» **OBJECTIVE**
Reproduce all the lines below exactly and omit the images.

╭──

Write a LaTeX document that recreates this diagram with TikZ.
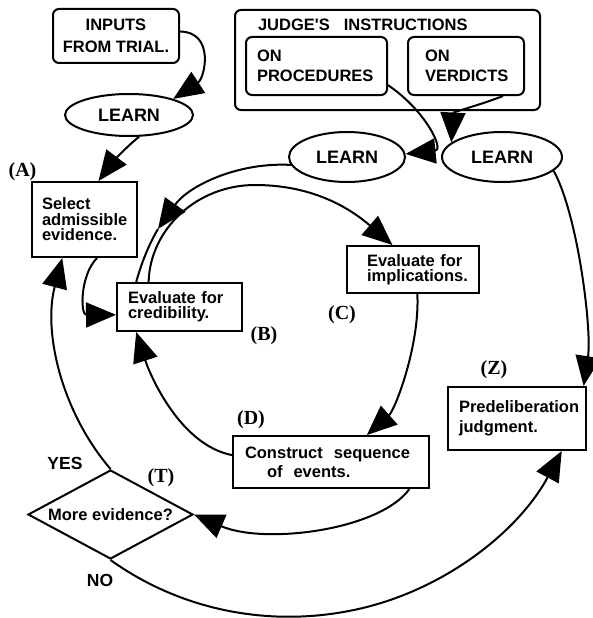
\documentclass[tikz,border=0pt]{standalone}
\usepackage{fontspec}
\newfontfamily\hv{Liberation Sans}
\newfontfamily\tm{Liberation Serif}
\usetikzlibrary{arrows.meta,shapes.geometric}
\hfuzz=40pt
\begin{document}
\begin{tikzpicture}[x=1pt,y=-1pt,line width=2pt,
  arr/.style={-{Triangle[length=30pt,width=25pt]}},
  box/.style={draw,rectangle,inner ysep=0pt,align=left,
    font=\hv\bfseries\fontsize{16.5pt}{#1}\selectfont},
  rbox/.style={box=#1,rounded corners=6pt},
  learn/.style={draw,ellipse,inner sep=0pt,
    font=\hv\bfseries\fontsize{18pt}{20pt}\selectfont},
  lettertag/.style={inner sep=0pt,font=\tm\bfseries\fontsize{20pt}{22pt}\selectfont},
  answer/.style={inner sep=0pt,font=\hv\bfseries\fontsize{17.5pt}{20pt}\selectfont},
]
\useasboundingbox (0,0) rectangle (593,618);

% --- sources of information ---
\node[rbox=22pt,align=center,inner xsep=0pt,minimum width=126pt,minimum height=54pt]
  (inputs) at (116,36) {INPUTS\\FROM~TRIAL.};
\node[draw,rounded corners=6pt,inner sep=0pt,minimum width=305pt,minimum height=100pt]
  (judge) at (387.5,60) {};
\node[anchor=base west,inner sep=0pt,font=\hv\bfseries\fontsize{16.5pt}{20pt}\selectfont]
  (judgetitle) at (257,31) {JUDGE'S\hspace{14pt}INSTRUCTIONS};
\node[rbox=20pt,inner xsep=11pt,text width=119pt,minimum height=58pt]
  (proc) at (316.5,66) {ON\\PROCEDURES};
\node[rbox=20pt,inner xsep=17pt,text width=82pt,minimum height=58pt]
  (verd) at (466,66) {ON\\VERDICTS};

% --- learning steps ---
\node[learn,minimum width=128pt,minimum height=42pt] (learn1) at (129,115) {LEARN};
\node[learn,minimum width=116pt,minimum height=50pt] (learn2) at (347,157) {LEARN};
\node[learn,minimum width=120pt,minimum height=50pt] (learn3) at (502,157) {LEARN};

% --- processing stages ---
\node[box=15.5pt,inner xsep=10pt,text width=85pt,minimum height=75pt]
  (select) at (84.5,219.5) {Select\\admissible\\evidence.};
\node[box=15pt,inner xsep=11pt,text width=103pt,minimum height=48pt]
  (cred) at (179.5,307) {Evaluate~for\\credibility.};
\node[box=15pt,inner xsep=20pt,text width=92pt,minimum height=47pt]
  (impl) at (413,269.5) {Evaluate~for\\implications.};
\node[box=19pt,inner xsep=12pt,text width=172pt,minimum height=52pt]
  (construct) at (331,462) {Construct~~sequence\\\hspace*{22pt}of~~events.};
\node[box=20pt,inner xsep=11pt,text width=116pt,minimum height=63pt]
  (pred) at (517,418.5) {Predeliberation\\judgment.};
\node[draw,diamond,aspect=1.85,inner sep=0pt,minimum width=165pt,minimum height=89pt,
  font=\hv\bfseries\fontsize{16.5pt}{18pt}\selectfont]
  (test) at (110.5,514.5) {More evidence?};

% --- stage letters and answers ---
\node[lettertag] (tA) at (22.5,171.5) {(A)};
\node[lettertag] (tB) at (264,336) {(B)};
\node[lettertag] (tC) at (342,315) {(C)};
\node[lettertag] (tD) at (251,420) {(D)};
\node[lettertag] (tT) at (161,478) {(T)};
\node[lettertag] (tZ) at (494,370) {(Z)};
\node[answer] (yes) at (65,463.5) {YES};
\node[answer] (no) at (100,580) {NO};

% --- connectors ---
\draw[arr] (inputs.4) .. controls (215,32) and (205,78) .. (learn1.20);
\draw[arr] (learn1.-65) .. controls (125,148) and (112,163) .. (select.70);
\draw[arr] (proc.-15) .. controls (425,110) and (445,150) .. (learn2.3);
\draw[arr] (verd.-39) .. controls (480,105) and (453,112) .. (learn3.164);
\draw[arr] (learn3.-15) .. controls (578,215) and (592,330) .. (pred.26);

% outer arc from procedures learning into credibility, tip midway
\coordinate (mA) at (158,229);
\draw[arr] (learn2.188) .. controls (237.5,162) and (188.3,186) .. (mA);
\draw (mA) .. controls (148,246) and (141.2,264) .. (cred.150);

% inner evaluation cycle
\draw[arr] (cred.141) .. controls (150,229) and (197,185) .. (255,185)
  .. controls (315,185) and (352,210) .. (impl.130);
\draw[arr] (impl.-80) .. controls (420,345) and (395,410) .. (construct.37);
\draw[arr] (construct.176) .. controls (180,445) and (150,375) .. (cred.210);
\draw[arr] (select.-72) .. controls (80,275) and (80,315) .. (cred.187);

% decision loop
\draw[arr] (construct.-19) .. controls (380,530) and (265,545) .. (test.east);
\draw[arr] (test.north) .. controls (61.2,411.4) and (42.9,331.6) .. (select.240);
\draw[arr] (test.south) .. controls (183.1,612.0) and (274.3,628.5) .. (360.6,608.5)
  .. controls (446.9,588.5) and (519.3,530.1) .. (pred.-36);
\end{tikzpicture}
\end{document}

╰──

» **RESPONSE**
Write a LaTeX document that recreates this diagram with TikZ.
\documentclass[tikz,border=0pt]{standalone}
\usepackage{fontspec}
\newfontfamily\hv{Liberation Sans}
\newfontfamily\tm{Liberation Serif}
\usetikzlibrary{arrows.meta,shapes.geometric}
\hfuzz=40pt
\begin{document}
\begin{tikzpicture}[x=1pt,y=-1pt,line width=2pt,
  arr/.style={-{Triangle[length=30pt,width=25pt]}},
  box/.style={draw,rectangle,inner ysep=0pt,align=left,
    font=\hv\bfseries\fontsize{16.5pt}{#1}\selectfont},
  rbox/.style={box=#1,rounded corners=6pt},
  learn/.style={draw,ellipse,inner sep=0pt,
    font=\hv\bfseries\fontsize{18pt}{20pt}\selectfont},
  lettertag/.style={inner sep=0pt,font=\tm\bfseries\fontsize{20pt}{22pt}\selectfont},
  answer/.style={inner sep=0pt,font=\hv\bfseries\fontsize{17.5pt}{20pt}\selectfont},
]
\useasboundingbox (0,0) rectangle (593,618);

% --- sources of information ---
\node[rbox=22pt,align=center,inner xsep=0pt,minimum width=126pt,minimum height=54pt]
  (inputs) at (116,36) {INPUTS\\FROM~TRIAL.};
\node[draw,rounded corners=6pt,inner sep=0pt,minimum width=305pt,minimum height=100pt]
  (judge) at (387.5,60) {};
\node[anchor=base west,inner sep=0pt,font=\hv\bfseries\fontsize{16.5pt}{20pt}\selectfont]
  (judgetitle) at (257,31) {JUDGE'S\hspace{14pt}INSTRUCTIONS};
\node[rbox=20pt,inner xsep=11pt,text width=119pt,minimum height=58pt]
  (proc) at (316.5,66) {ON\\PROCEDURES};
\node[rbox=20pt,inner xsep=17pt,text width=82pt,minimum height=58pt]
  (verd) at (466,66) {ON\\VERDICTS};

% --- learning steps ---
\node[learn,minimum width=128pt,minimum height=42pt] (learn1) at (129,115) {LEARN};
\node[learn,minimum width=116pt,minimum height=50pt] (learn2) at (347,157) {LEARN};
\node[learn,minimum width=120pt,minimum height=50pt] (learn3) at (502,157) {LEARN};

% --- processing stages ---
\node[box=15.5pt,inner xsep=10pt,text width=85pt,minimum height=75pt]
  (select) at (84.5,219.5) {Select\\admissible\\evidence.};
\node[box=15pt,inner xsep=11pt,text width=103pt,minimum height=48pt]
  (cred) at (179.5,307) {Evaluate~for\\credibility.};
\node[box=15pt,inner xsep=20pt,text width=92pt,minimum height=47pt]
  (impl) at (413,269.5) {Evaluate~for\\implications.};
\node[box=19pt,inner xsep=12pt,text width=172pt,minimum height=52pt]
  (construct) at (331,462) {Construct~~sequence\\\hspace*{22pt}of~~events.};
\node[box=20pt,inner xsep=11pt,text width=116pt,minimum height=63pt]
  (pred) at (517,418.5) {Predeliberation\\judgment.};
\node[draw,diamond,aspect=1.85,inner sep=0pt,minimum width=165pt,minimum height=89pt,
  font=\hv\bfseries\fontsize{16.5pt}{18pt}\selectfont]
  (test) at (110.5,514.5) {More evidence?};

% --- stage letters and answers ---
\node[lettertag] (tA) at (22.5,171.5) {(A)};
\node[lettertag] (tB) at (264,336) {(B)};
\node[lettertag] (tC) at (342,315) {(C)};
\node[lettertag] (tD) at (251,420) {(D)};
\node[lettertag] (tT) at (161,478) {(T)};
\node[lettertag] (tZ) at (494,370) {(Z)};
\node[answer] (yes) at (65,463.5) {YES};
\node[answer] (no) at (100,580) {NO};

% --- connectors ---
\draw[arr] (inputs.4) .. controls (215,32) and (205,78) .. (learn1.20);
\draw[arr] (learn1.-65) .. controls (125,148) and (112,163) .. (select.70);
\draw[arr] (proc.-15) .. controls (425,110) and (445,150) .. (learn2.3);
\draw[arr] (verd.-39) .. controls (480,105) and (453,112) .. (learn3.164);
\draw[arr] (learn3.-15) .. controls (578,215) and (592,330) .. (pred.26);

% outer arc from procedures learning into credibility, tip midway
\coordinate (mA) at (158,229);
\draw[arr] (learn2.188) .. controls (237.5,162) and (188.3,186) .. (mA);
\draw (mA) .. controls (148,246) and (141.2,264) .. (cred.150);

% inner evaluation cycle
\draw[arr] (cred.141) .. controls (150,229) and (197,185) .. (255,185)
  .. controls (315,185) and (352,210) .. (impl.130);
\draw[arr] (impl.-80) .. controls (420,345) and (395,410) .. (construct.37);
\draw[arr] (construct.176) .. controls (180,445) and (150,375) .. (cred.210);
\draw[arr] (select.-72) .. controls (80,275) and (80,315) .. (cred.187);

% decision loop
\draw[arr] (construct.-19) .. controls (380,530) and (265,545) .. (test.east);
\draw[arr] (test.north) .. controls (61.2,411.4) and (42.9,331.6) .. (select.240);
\draw[arr] (test.south) .. controls (183.1,612.0) and (274.3,628.5) .. (360.6,608.5)
  .. controls (446.9,588.5) and (519.3,530.1) .. (pred.-36);
\end{tikzpicture}
\end{document}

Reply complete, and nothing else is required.